Unfortunately Neil's position finding was not as accurate as he thought it was, and it took him some time to relocate the sunken Sunderland. By this time the weather had deteriorated and silt had moved over various parts of the wreckage making orientation underwater somewhat difficult. After a lot of false starts Neil finally relocated the Sunderland's propel lor and the reduction gear, and in a blaze of organization raised the lot and carted it off to R.A.F. Mountbatten for safe keeping

The Prop being cleaned ready to go to Oz.

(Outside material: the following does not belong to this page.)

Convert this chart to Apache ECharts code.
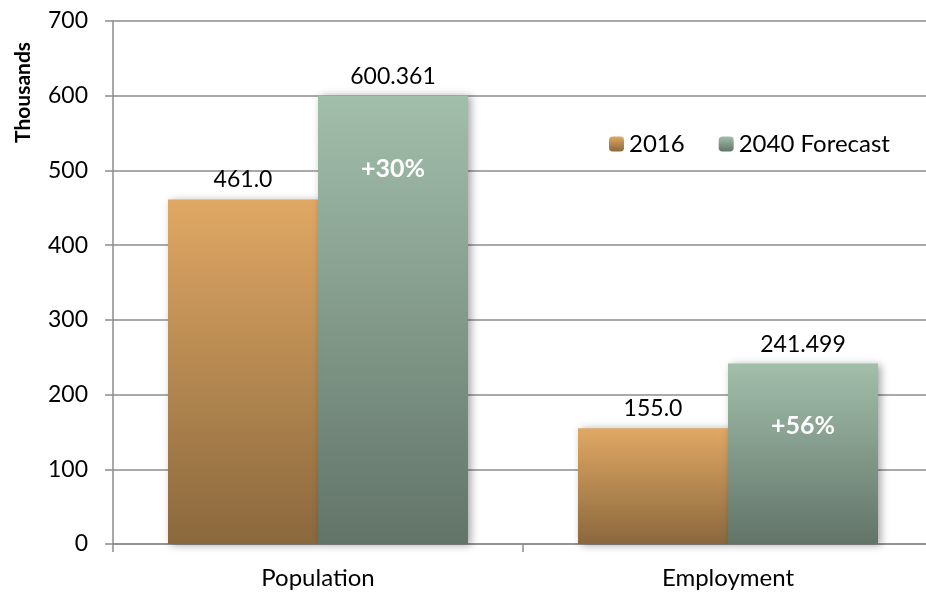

Now if you or I had done this a local museum would probably have told us to go away and take our rubbish with us, but not the Australians. They were very keen to have the propellor and reduction gear for display at the R.A.A.F.'s Association's Museum at Bull Creek near Perth. After the ground engineers at Mountbatten had tidied up the prop and crated it up, off it was shipped to Australia, and that is where the best bit of this story comes in. Still living in Australia were Wynton Thorpe and his flight engineer on that fateful day Jack Horgan. When the R.A.A.F. Association told them of Neil's find they were dumfounded. They had not seen each other for over forty years and so the Association invited them down to Perth to be reunited with each other, and the remains of their once proud Sunderland flying boat. You can imagine their emotion and their vivid memories of that dreadful day, and of all their lost comrades in 10 Squadron.

Reunited.

On May 31 1987 they stood alongside the Australian Minister for Defence and unveiled a memorial plaque at the Bull Creek Museum alongside the relics of their old Sunderland. For the two veteran survivors it was a vindication of their's and their comrades committment and sacrifice all those years ago. For Neil, unfortunately only in there spirit, it was a wonderful moment. All the effort he had put in was amply rewarded by the gratitude of the old flyers and the Royal Australian Airforce. He had discovered the wreck and returned it back to its rightful owners. Not many of us will ever get a chance to do that, especially with something that has already passed into the history books.